#### Exercise goal:
Only the lines holding the string "matplotlib" are needed. Copy each one.

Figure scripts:
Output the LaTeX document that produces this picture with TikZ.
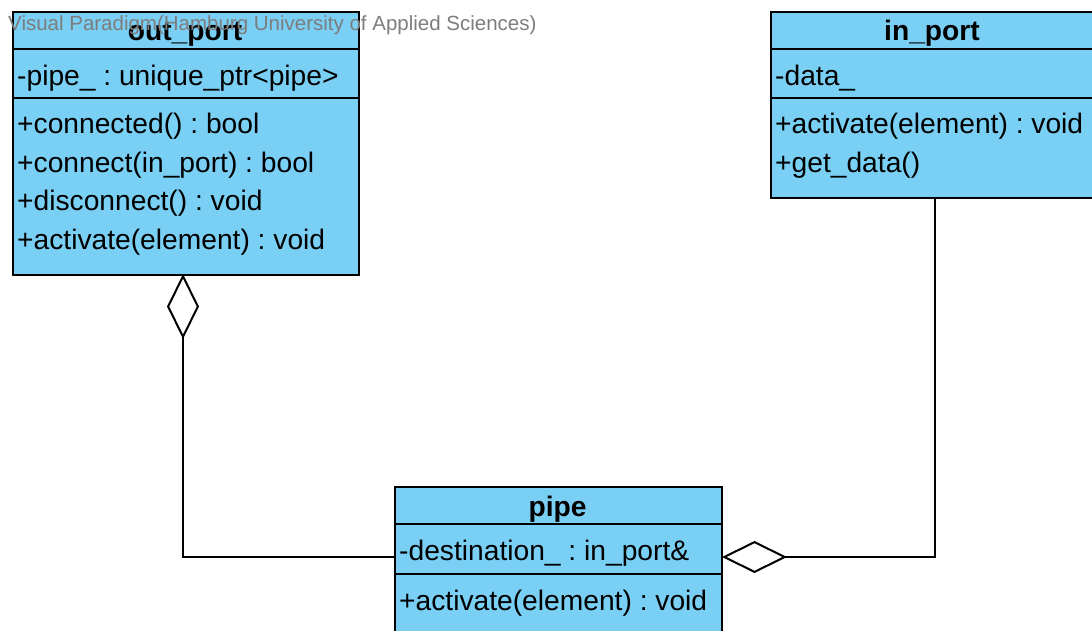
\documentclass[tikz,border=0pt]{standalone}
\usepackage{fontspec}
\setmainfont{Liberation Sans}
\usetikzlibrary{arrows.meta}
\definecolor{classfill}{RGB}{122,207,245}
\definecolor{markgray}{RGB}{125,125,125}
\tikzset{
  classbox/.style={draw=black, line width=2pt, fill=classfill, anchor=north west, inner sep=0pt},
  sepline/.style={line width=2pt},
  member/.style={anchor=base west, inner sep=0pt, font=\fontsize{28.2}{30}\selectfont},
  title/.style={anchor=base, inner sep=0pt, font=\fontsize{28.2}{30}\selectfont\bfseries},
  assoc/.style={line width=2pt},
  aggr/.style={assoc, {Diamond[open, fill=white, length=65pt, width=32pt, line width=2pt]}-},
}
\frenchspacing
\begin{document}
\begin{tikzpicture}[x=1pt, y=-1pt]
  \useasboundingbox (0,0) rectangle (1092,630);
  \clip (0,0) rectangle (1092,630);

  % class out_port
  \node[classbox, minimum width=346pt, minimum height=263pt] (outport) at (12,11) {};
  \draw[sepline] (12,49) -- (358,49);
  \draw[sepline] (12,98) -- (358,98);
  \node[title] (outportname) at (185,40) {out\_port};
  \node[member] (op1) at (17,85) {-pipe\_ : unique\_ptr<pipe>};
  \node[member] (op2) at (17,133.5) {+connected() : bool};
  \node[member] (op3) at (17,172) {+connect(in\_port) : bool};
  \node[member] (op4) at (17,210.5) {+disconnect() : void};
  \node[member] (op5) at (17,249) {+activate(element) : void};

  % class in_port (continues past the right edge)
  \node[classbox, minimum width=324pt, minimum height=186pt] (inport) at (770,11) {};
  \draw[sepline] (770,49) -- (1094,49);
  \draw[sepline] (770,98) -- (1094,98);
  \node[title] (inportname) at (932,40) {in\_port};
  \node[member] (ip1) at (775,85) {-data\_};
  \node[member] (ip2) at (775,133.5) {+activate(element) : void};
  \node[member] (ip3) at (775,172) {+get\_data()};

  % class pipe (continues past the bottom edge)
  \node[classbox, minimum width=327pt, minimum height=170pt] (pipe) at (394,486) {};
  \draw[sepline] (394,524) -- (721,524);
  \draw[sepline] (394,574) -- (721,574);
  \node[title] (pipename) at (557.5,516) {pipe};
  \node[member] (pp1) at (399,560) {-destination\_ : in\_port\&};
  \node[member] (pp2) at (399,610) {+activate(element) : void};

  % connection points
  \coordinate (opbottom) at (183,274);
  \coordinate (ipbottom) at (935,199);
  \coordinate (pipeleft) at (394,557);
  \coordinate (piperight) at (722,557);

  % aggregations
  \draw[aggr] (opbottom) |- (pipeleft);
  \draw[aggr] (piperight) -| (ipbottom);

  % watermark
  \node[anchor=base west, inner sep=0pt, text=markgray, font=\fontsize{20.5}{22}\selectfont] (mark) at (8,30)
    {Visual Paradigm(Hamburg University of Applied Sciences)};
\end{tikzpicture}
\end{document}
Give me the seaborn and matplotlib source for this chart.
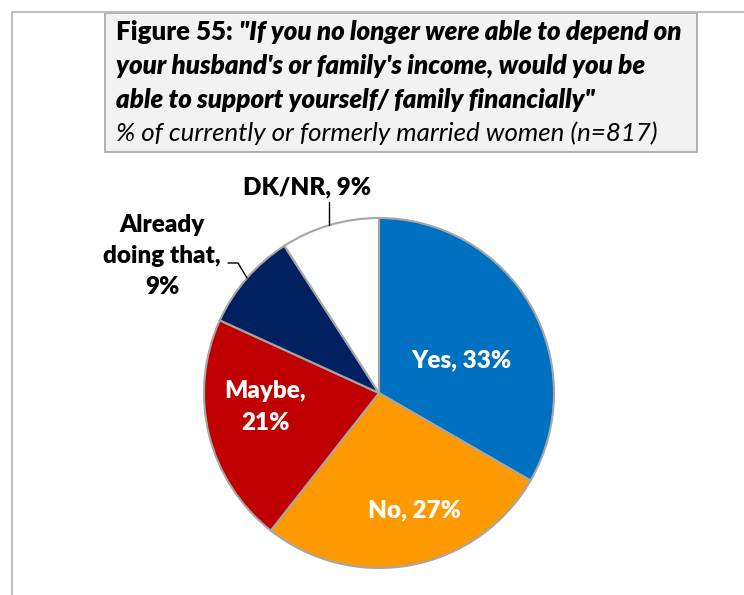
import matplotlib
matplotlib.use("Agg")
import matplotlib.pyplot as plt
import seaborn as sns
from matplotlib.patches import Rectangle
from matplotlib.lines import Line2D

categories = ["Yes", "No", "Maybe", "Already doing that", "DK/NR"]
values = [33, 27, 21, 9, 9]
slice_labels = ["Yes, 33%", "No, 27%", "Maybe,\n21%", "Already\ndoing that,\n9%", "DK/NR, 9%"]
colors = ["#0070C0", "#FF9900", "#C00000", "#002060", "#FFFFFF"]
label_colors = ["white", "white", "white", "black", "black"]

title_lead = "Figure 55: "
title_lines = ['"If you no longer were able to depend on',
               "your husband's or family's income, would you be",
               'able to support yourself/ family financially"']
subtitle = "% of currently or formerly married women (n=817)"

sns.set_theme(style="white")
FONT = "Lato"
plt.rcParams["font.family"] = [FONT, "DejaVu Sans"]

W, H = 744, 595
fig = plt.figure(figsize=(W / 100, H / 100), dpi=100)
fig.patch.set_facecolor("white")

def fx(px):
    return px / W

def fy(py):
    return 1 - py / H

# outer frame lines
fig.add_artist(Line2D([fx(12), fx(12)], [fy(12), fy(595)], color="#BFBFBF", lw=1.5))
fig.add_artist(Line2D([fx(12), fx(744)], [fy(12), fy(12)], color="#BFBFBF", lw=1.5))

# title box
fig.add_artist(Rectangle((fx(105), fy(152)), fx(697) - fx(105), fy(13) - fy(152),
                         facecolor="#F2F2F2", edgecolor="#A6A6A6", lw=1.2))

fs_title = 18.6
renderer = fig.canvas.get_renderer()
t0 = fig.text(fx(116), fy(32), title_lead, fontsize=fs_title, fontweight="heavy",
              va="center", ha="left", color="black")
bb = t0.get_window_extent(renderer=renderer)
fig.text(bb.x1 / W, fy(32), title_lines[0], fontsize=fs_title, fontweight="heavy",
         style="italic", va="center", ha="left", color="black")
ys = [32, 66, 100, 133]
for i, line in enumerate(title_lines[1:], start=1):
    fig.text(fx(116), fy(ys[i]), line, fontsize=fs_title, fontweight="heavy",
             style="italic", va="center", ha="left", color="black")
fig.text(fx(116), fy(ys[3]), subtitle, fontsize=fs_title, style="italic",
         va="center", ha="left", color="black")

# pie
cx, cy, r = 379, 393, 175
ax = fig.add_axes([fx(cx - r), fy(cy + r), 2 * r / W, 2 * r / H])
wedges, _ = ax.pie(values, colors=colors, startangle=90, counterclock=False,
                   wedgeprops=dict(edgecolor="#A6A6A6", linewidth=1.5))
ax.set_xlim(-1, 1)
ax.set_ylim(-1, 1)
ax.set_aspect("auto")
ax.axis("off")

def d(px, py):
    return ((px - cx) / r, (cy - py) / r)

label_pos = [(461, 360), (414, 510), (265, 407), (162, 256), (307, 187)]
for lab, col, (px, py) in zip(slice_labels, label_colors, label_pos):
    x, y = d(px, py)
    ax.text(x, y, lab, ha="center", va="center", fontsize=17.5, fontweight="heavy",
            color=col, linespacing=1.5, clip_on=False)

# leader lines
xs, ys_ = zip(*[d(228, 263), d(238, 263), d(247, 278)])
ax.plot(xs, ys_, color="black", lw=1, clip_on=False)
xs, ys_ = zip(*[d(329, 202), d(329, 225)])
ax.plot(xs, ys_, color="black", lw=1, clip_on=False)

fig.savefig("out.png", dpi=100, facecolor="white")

#### Task answer:
Give me the seaborn and matplotlib source for this chart.
import matplotlib
matplotlib.use("Agg")
import matplotlib.pyplot as plt
from matplotlib.patches import Rectangle
from matplotlib.lines import Line2D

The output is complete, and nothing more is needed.